Back in post-war France, a crazy Frenchman by the name of Paul Grimault decided to make the first French animated feature, and started work on a wild tale called Le roi et l’oiseau, literally, “The King and the Bird”. Then something bad happened. Funding got cut, people fought over the rights, the unfinished film got released, and for the next two decades Grimault and writer Jacques Prévert struggled to get control of it.
Eventually, they won their battle and the film was completed and given a limited release in 1979. And now, finally, it’s gotten a home video release, fully restored, and viewable in all its insane glory.
Hayao Miyazaki and Iwao Takahata cite this movie as a primary influence on the creation of Studio Ghibli, and that is so very apparent within a few minutes of this film. Certain techniques used remind me of Ralph Bakshi, and I wouldn’t be surprised if he’d seen this at an impressionable age.
Then, in the second act, The Iron Giant shows up. I mean, if you read about this movie, you’ll see “influenced” or “prefigured”, but it’s so recalls the robot in Brad Bird’s classic film, that it’s almost inconceivable he didn’t see this movie.
The story is rather scattered at first: An incompetent but all-powerful king (a mix of Hitler and one or two of the Kings Louis) earns himself an enemy in the form of a big-mouthed bird (I would’ve guessed cormorant rather than mockingbird), who acts as a foil in his plan to marry a beautiful shepherdess.
Actually, I guess his main foil is the portrait of himself that comes to life and does away with him, but subsequently acts exactly like him. The shepherdess, also a painting, is in love with a chimney sweep—also a painting. None of this matters particularly, as once they come to life, they’re just as real as anyone else.
Anyway, the king tries to capture the two lovers, who are kept one step ahead with the help of the bird. At least for a while.
All the action takes place in the king’s palace which is a marvel of insane (and impossible) opulence. The King’s tower is on the 299th floor. There’s a sub-cellar that’s a city unto itself, where the king keeps those who aren’t part of his bootlicking coterie for slave labor (“Work makes free!
”). This section is very reminiscent of Metropolis
and Modern Times
Also, the product of this underground factory seems to be nothing but images of the king. Which seemed sort of Biblical to me.
You might wonder when this movie takes place. I did and finally came to the conclusion that it was 1948 France. Just a different one from the France portrayed in history books. (That’s something I always note in Studio Ghibli films, like Kiki’s Delivery Service, which seems to take place ca. 1900 in some unspecified part of Europe with a lot of zeppelins.)

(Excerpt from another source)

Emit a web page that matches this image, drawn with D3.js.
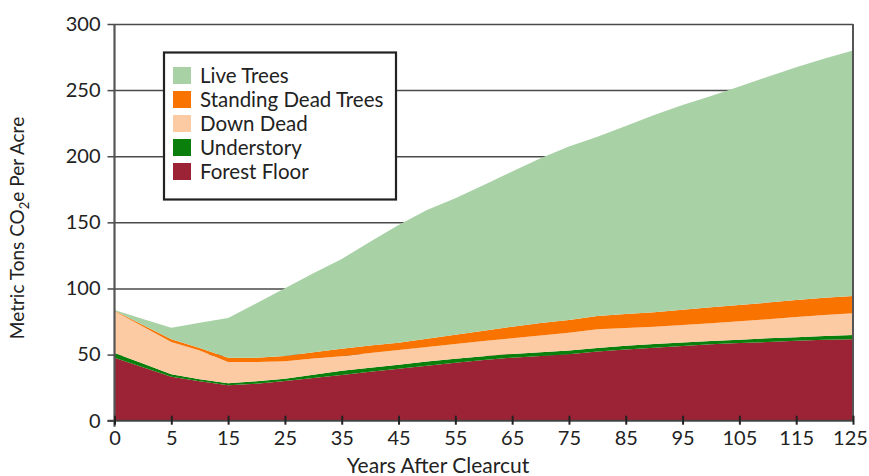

Getting around in this arcology used frequently and hilariously as a gag set-up, as people use stairs and elevators, sure, but also things like paddle-boats and bumper-cars.
The Boy enjoyed it a lot, though he felt the movie’s narrative looseness early on robbed it of some of its power. The Flower loved it, as she was spotting all the Ghibli-isms, and she is a big fan of Studio Ghibli. I also loved it for that, while recognizing The Boy’s point.
There’s just not a lot to dislike here, and if you have any interest in animation, it’s a must-see. It’s really quite a joy.